*INSTRUCTION:*
Leave out the pictures and transcribe the rest of the records exactly.

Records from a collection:
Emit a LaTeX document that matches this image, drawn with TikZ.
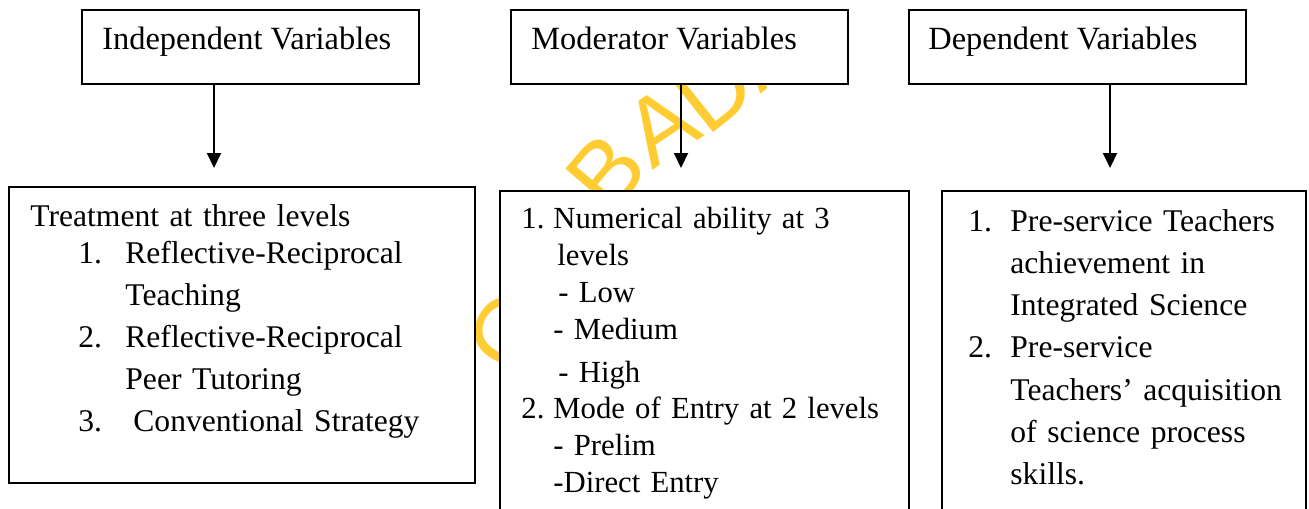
\documentclass[tikz,border=0pt]{standalone}
\usepackage{fontspec}
\setmainfont{Liberation Serif}
\newfontfamily\wmfont{Liberation Sans}
\usetikzlibrary{arrows.meta,decorations.text}
\definecolor{wmyellow}{RGB}{255,204,51}
\tikzset{
  hdrbox/.style={draw, line width=1pt, fill=white, minimum width=168.5pt,
    minimum height=37pt, anchor=north west, inner sep=0pt},
  lvlbox/.style={draw, line width=1pt, fill=white, anchor=north west, inner sep=0pt},
  hdrtext/.style={anchor=base west, inner sep=0pt, font=\fontsize{16.2}{18.5}\selectfont},
  listtext/.style={anchor=base west, inner sep=0pt, align=left, text width=#1},
  flow/.style={line width=1pt, -{Triangle[length=7.5pt,width=7pt]}},
}
\begin{document}
\begin{tikzpicture}[x=0.5pt,y=-0.5pt]
\useasboundingbox (0,0) rectangle (1309,508);
\clip (0,0) rectangle (1309,508);

% library watermark behind the boxes
\path[decorate, decoration={text along path, text color=wmyellow,
  text={|\wmfont\fontsize{47.5}{47.5}\selectfont|OF IBADA}}]
  plot[smooth] coordinates {(521,380) (628,197) (728,121) (800,62) (880,0) (960,-60)};

% header boxes
\node[hdrbox] (ind) at (81,9) {};
\node[hdrbox] (mod) at (510,9) {};
\node[hdrbox] (dep) at (908,9) {};
\node[hdrtext] (indt) at (102,50) {Independent Variables};
\node[hdrtext] (modt) at (531,50) {Moderator Variables};
\node[hdrtext] (dept) at (928,50) {Dependent Variables};

% level boxes
\node[lvlbox, minimum width=233pt, minimum height=148pt] (trt) at (8,186) {};
\node[lvlbox, minimum width=204.5pt, minimum height=170pt] (nab) at (499,190) {};
\node[lvlbox, minimum width=182pt, minimum height=170pt] (out) at (941,190) {};

\node[listtext=215pt, font=\fontsize{15.8}{21}\selectfont] (trtt) at (30,226) {%
Treatment at three levels\\[-2.5pt]
\hspace*{24pt}\makebox[23.5pt][l]{1.}Reflective-Reciprocal\\
\hspace*{47.5pt}Teaching\\
\hspace*{24pt}\makebox[23.5pt][l]{2.}Reflective-Reciprocal\\
\hspace*{47.5pt}Peer Tutoring\\
\hspace*{24pt}\makebox[27.5pt][l]{3.}Conventional Strategy};

\node[listtext=195pt, font=\fontsize{15.35}{18.5}\selectfont] (nabt) at (521,228) {%
\makebox[16pt][l]{1.}Numerical ability at 3\\
\hspace*{18pt}levels\\
\hspace*{18.5pt}- Low\\
\hspace*{16pt}- Medium\\[3pt]
\hspace*{18.5pt}- High\\[-0.5pt]
\makebox[16pt][l]{2.}Mode of Entry at 2 levels\\
\hspace*{16pt}- Prelim\\
\hspace*{16pt}-Direct Entry};

\node[listtext=175pt, font=\fontsize{15.8}{21.15}\selectfont] (outt) at (968,231) {%
\makebox[21pt][l]{1.}Pre-service Teachers\\
\hspace*{21pt}achievement in\\
\hspace*{21pt}Integrated Science\\
\makebox[21pt][l]{2.}Pre-service\\
\hspace*{21pt}Teachers’ acquisition\\
\hspace*{21pt}of science process\\
\hspace*{21pt}skills.};

% arrows from each header down to its level box
\coordinate (ta) at (214,168);
\coordinate (tb) at (681,168);
\coordinate (tc) at (1110,168);
\draw[flow] (ind.south -| ta) -- (ta);
\draw[flow] (mod.south -| tb) -- (tb);
\draw[flow] (dep.south -| tc) -- (tc);
\end{tikzpicture}
\end{document}
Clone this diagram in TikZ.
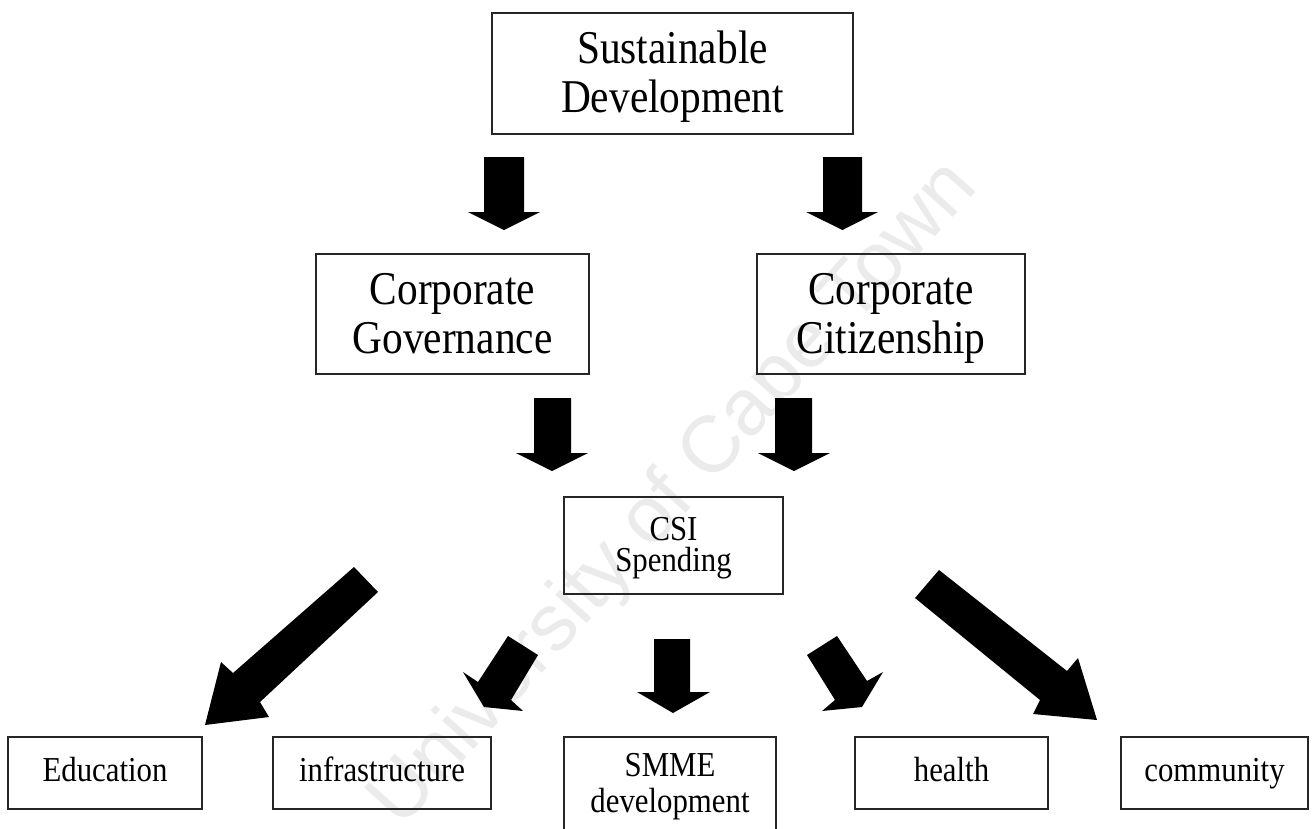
\documentclass[tikz,border=0pt]{standalone}
\usepackage{fontspec}
\setmainfont[FakeStretch=0.88]{Liberation Serif}
\newfontfamily\wmfont{Liberation Sans}
\newcommand\mytop[1]{\rule{0pt}{#1pt}}
\newcommand\mybot[1]{\rule[-#1pt]{0pt}{#1pt}}
\begin{document}
\begin{tikzpicture}[x=1pt,y=-1pt,
  box/.style={draw=black!85, line width=1.1pt, inner sep=0pt, align=center},
  big/.style={font=\fontsize{47}{49}\selectfont},
  small/.style={font=\fontsize{35}{31.5}\selectfont},
  blk/.style={fill=black},
  wmark/.style={rotate=48, text=black!8, font=\wmfont\fontsize{80}{80}\selectfont}]
\useasboundingbox (0,0) rectangle (1314,828);
\fill[white] (0,0) rectangle (1314,828);
\clip (0,0) rectangle (1314,828);
% watermark
\node[wmark] (wm) at (675,495) {University of Cape Town};
% boxes
\node[box,big,minimum width=361pt,minimum height=121pt] (sd) at (672.5,73.5) {\mytop{42}Sustainable\\Development\mybot{13}};
\node[box,big,minimum width=273pt,minimum height=120pt] (cg) at (452.5,314) {\mytop{42}Corporate\\Governance\mybot{13}};
\node[box,big,minimum width=268pt,minimum height=120pt] (cc) at (891,314) {\mytop{42}Corporate\\Citizenship\mybot{13}};
\node[box,small,minimum width=219pt,minimum height=97pt] (csi) at (673.5,545.5) {\mytop{30}CSI\\Spending\mybot{9.5}};
\node[box,small,minimum width=194pt,minimum height=72pt] (edu) at (105,773) {\mytop{30}Education\mybot{14}};
\node[box,small,minimum width=218pt,minimum height=72pt] (inf) at (382,773) {\mytop{30}infrastructure\mybot{14}};
\node[box,small,minimum width=212pt,minimum height=106pt] (smme) at (670,790) {\mytop{26}SMME\\[4.5pt]development\mybot{18}};
\node[box,small,minimum width=193pt,minimum height=72pt] (hea) at (951.5,773) {\mytop{30}health\mybot{14}};
\node[box,small,minimum width=187pt,minimum height=72pt] (com) at (1214.5,773) {\mytop{30}community\mybot{14}};
% block arrows
\fill[blk] (484,157) -- (524,157) -- (524,212) -- (540,212) -- (504,230) -- (468,212) -- (484,212) -- cycle;
\fill[blk] (823,157) -- (862,157) -- (862,212) -- (878,212) -- (842.5,230) -- (806,212) -- (823,212) -- cycle;
\fill[blk] (534,398) -- (571,398) -- (571,453) -- (588,453) -- (552,471) -- (516,453) -- (534,453) -- cycle;
\fill[blk] (775,398) -- (812,398) -- (812,453) -- (830,453) -- (794,471) -- (758,453) -- (775,453) -- cycle;
\fill[blk] (654,639) -- (690,639) -- (690,692) -- (710,692) -- (673,713) -- (637,692) -- (654,692) -- cycle;
% skewed arrows
\fill[blk] (354,567) -- (378,592) -- (260,702) -- (269,717) -- (205,725) -- (221,662) -- (233,673) -- cycle;
\fill[blk] (508,636) -- (538,655) -- (511,700) -- (523,711) -- (484,707) -- (463,672) -- (478,682) -- cycle;
\fill[blk] (837,636) -- (807,655) -- (835,700) -- (822,711) -- (862,707) -- (883,672) -- (867,681) -- cycle;
\fill[blk] (939,570) -- (915,598) -- (1040,700) -- (1033,714) -- (1097,720) -- (1078,658) -- (1067,671) -- cycle;
\end{tikzpicture}
\end{document}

*THE SOLUTION:*
Emit a LaTeX document that matches this image, drawn with TikZ.
\documentclass[tikz,border=0pt]{standalone}
\usepackage{fontspec}
\setmainfont{Liberation Serif}
\newfontfamily\wmfont{Liberation Sans}
\usetikzlibrary{arrows.meta,decorations.text}
\definecolor{wmyellow}{RGB}{255,204,51}
\tikzset{
  hdrbox/.style={draw, line width=1pt, fill=white, minimum width=168.5pt,
    minimum height=37pt, anchor=north west, inner sep=0pt},
  lvlbox/.style={draw, line width=1pt, fill=white, anchor=north west, inner sep=0pt},
  hdrtext/.style={anchor=base west, inner sep=0pt, font=\fontsize{16.2}{18.5}\selectfont},
  listtext/.style={anchor=base west, inner sep=0pt, align=left, text width=#1},
  flow/.style={line width=1pt, -{Triangle[length=7.5pt,width=7pt]}},
}
\begin{document}
\begin{tikzpicture}[x=0.5pt,y=-0.5pt]
\useasboundingbox (0,0) rectangle (1309,508);
\clip (0,0) rectangle (1309,508);

% library watermark behind the boxes
\path[decorate, decoration={text along path, text color=wmyellow,
  text={|\wmfont\fontsize{47.5}{47.5}\selectfont|OF IBADA}}]
  plot[smooth] coordinates {(521,380) (628,197) (728,121) (800,62) (880,0) (960,-60)};

% header boxes
\node[hdrbox] (ind) at (81,9) {};
\node[hdrbox] (mod) at (510,9) {};
\node[hdrbox] (dep) at (908,9) {};
\node[hdrtext] (indt) at (102,50) {Independent Variables};
\node[hdrtext] (modt) at (531,50) {Moderator Variables};
\node[hdrtext] (dept) at (928,50) {Dependent Variables};

% level boxes
\node[lvlbox, minimum width=233pt, minimum height=148pt] (trt) at (8,186) {};
\node[lvlbox, minimum width=204.5pt, minimum height=170pt] (nab) at (499,190) {};
\node[lvlbox, minimum width=182pt, minimum height=170pt] (out) at (941,190) {};

\node[listtext=215pt, font=\fontsize{15.8}{21}\selectfont] (trtt) at (30,226) {%
Treatment at three levels\\[-2.5pt]
\hspace*{24pt}\makebox[23.5pt][l]{1.}Reflective-Reciprocal\\
\hspace*{47.5pt}Teaching\\
\hspace*{24pt}\makebox[23.5pt][l]{2.}Reflective-Reciprocal\\
\hspace*{47.5pt}Peer Tutoring\\
\hspace*{24pt}\makebox[27.5pt][l]{3.}Conventional Strategy};

\node[listtext=195pt, font=\fontsize{15.35}{18.5}\selectfont] (nabt) at (521,228) {%
\makebox[16pt][l]{1.}Numerical ability at 3\\
\hspace*{18pt}levels\\
\hspace*{18.5pt}- Low\\
\hspace*{16pt}- Medium\\[3pt]
\hspace*{18.5pt}- High\\[-0.5pt]
\makebox[16pt][l]{2.}Mode of Entry at 2 levels\\
\hspace*{16pt}- Prelim\\
\hspace*{16pt}-Direct Entry};

\node[listtext=175pt, font=\fontsize{15.8}{21.15}\selectfont] (outt) at (968,231) {%
\makebox[21pt][l]{1.}Pre-service Teachers\\
\hspace*{21pt}achievement in\\
\hspace*{21pt}Integrated Science\\
\makebox[21pt][l]{2.}Pre-service\\
\hspace*{21pt}Teachers’ acquisition\\
\hspace*{21pt}of science process\\
\hspace*{21pt}skills.};

% arrows from each header down to its level box
\coordinate (ta) at (214,168);
\coordinate (tb) at (681,168);
\coordinate (tc) at (1110,168);
\draw[flow] (ind.south -| ta) -- (ta);
\draw[flow] (mod.south -| tb) -- (tb);
\draw[flow] (dep.south -| tc) -- (tc);
\end{tikzpicture}
\end{document}
Clone this diagram in TikZ.
\documentclass[tikz,border=0pt]{standalone}
\usepackage{fontspec}
\setmainfont[FakeStretch=0.88]{Liberation Serif}
\newfontfamily\wmfont{Liberation Sans}
\newcommand\mytop[1]{\rule{0pt}{#1pt}}
\newcommand\mybot[1]{\rule[-#1pt]{0pt}{#1pt}}
\begin{document}
\begin{tikzpicture}[x=1pt,y=-1pt,
  box/.style={draw=black!85, line width=1.1pt, inner sep=0pt, align=center},
  big/.style={font=\fontsize{47}{49}\selectfont},
  small/.style={font=\fontsize{35}{31.5}\selectfont},
  blk/.style={fill=black},
  wmark/.style={rotate=48, text=black!8, font=\wmfont\fontsize{80}{80}\selectfont}]
\useasboundingbox (0,0) rectangle (1314,828);
\fill[white] (0,0) rectangle (1314,828);
\clip (0,0) rectangle (1314,828);
% watermark
\node[wmark] (wm) at (675,495) {University of Cape Town};
% boxes
\node[box,big,minimum width=361pt,minimum height=121pt] (sd) at (672.5,73.5) {\mytop{42}Sustainable\\Development\mybot{13}};
\node[box,big,minimum width=273pt,minimum height=120pt] (cg) at (452.5,314) {\mytop{42}Corporate\\Governance\mybot{13}};
\node[box,big,minimum width=268pt,minimum height=120pt] (cc) at (891,314) {\mytop{42}Corporate\\Citizenship\mybot{13}};
\node[box,small,minimum width=219pt,minimum height=97pt] (csi) at (673.5,545.5) {\mytop{30}CSI\\Spending\mybot{9.5}};
\node[box,small,minimum width=194pt,minimum height=72pt] (edu) at (105,773) {\mytop{30}Education\mybot{14}};
\node[box,small,minimum width=218pt,minimum height=72pt] (inf) at (382,773) {\mytop{30}infrastructure\mybot{14}};
\node[box,small,minimum width=212pt,minimum height=106pt] (smme) at (670,790) {\mytop{26}SMME\\[4.5pt]development\mybot{18}};
\node[box,small,minimum width=193pt,minimum height=72pt] (hea) at (951.5,773) {\mytop{30}health\mybot{14}};
\node[box,small,minimum width=187pt,minimum height=72pt] (com) at (1214.5,773) {\mytop{30}community\mybot{14}};
% block arrows
\fill[blk] (484,157) -- (524,157) -- (524,212) -- (540,212) -- (504,230) -- (468,212) -- (484,212) -- cycle;
\fill[blk] (823,157) -- (862,157) -- (862,212) -- (878,212) -- (842.5,230) -- (806,212) -- (823,212) -- cycle;
\fill[blk] (534,398) -- (571,398) -- (571,453) -- (588,453) -- (552,471) -- (516,453) -- (534,453) -- cycle;
\fill[blk] (775,398) -- (812,398) -- (812,453) -- (830,453) -- (794,471) -- (758,453) -- (775,453) -- cycle;
\fill[blk] (654,639) -- (690,639) -- (690,692) -- (710,692) -- (673,713) -- (637,692) -- (654,692) -- cycle;
% skewed arrows
\fill[blk] (354,567) -- (378,592) -- (260,702) -- (269,717) -- (205,725) -- (221,662) -- (233,673) -- cycle;
\fill[blk] (508,636) -- (538,655) -- (511,700) -- (523,711) -- (484,707) -- (463,672) -- (478,682) -- cycle;
\fill[blk] (837,636) -- (807,655) -- (835,700) -- (822,711) -- (862,707) -- (883,672) -- (867,681) -- cycle;
\fill[blk] (939,570) -- (915,598) -- (1040,700) -- (1033,714) -- (1097,720) -- (1078,658) -- (1067,671) -- cycle;
\end{tikzpicture}
\end{document}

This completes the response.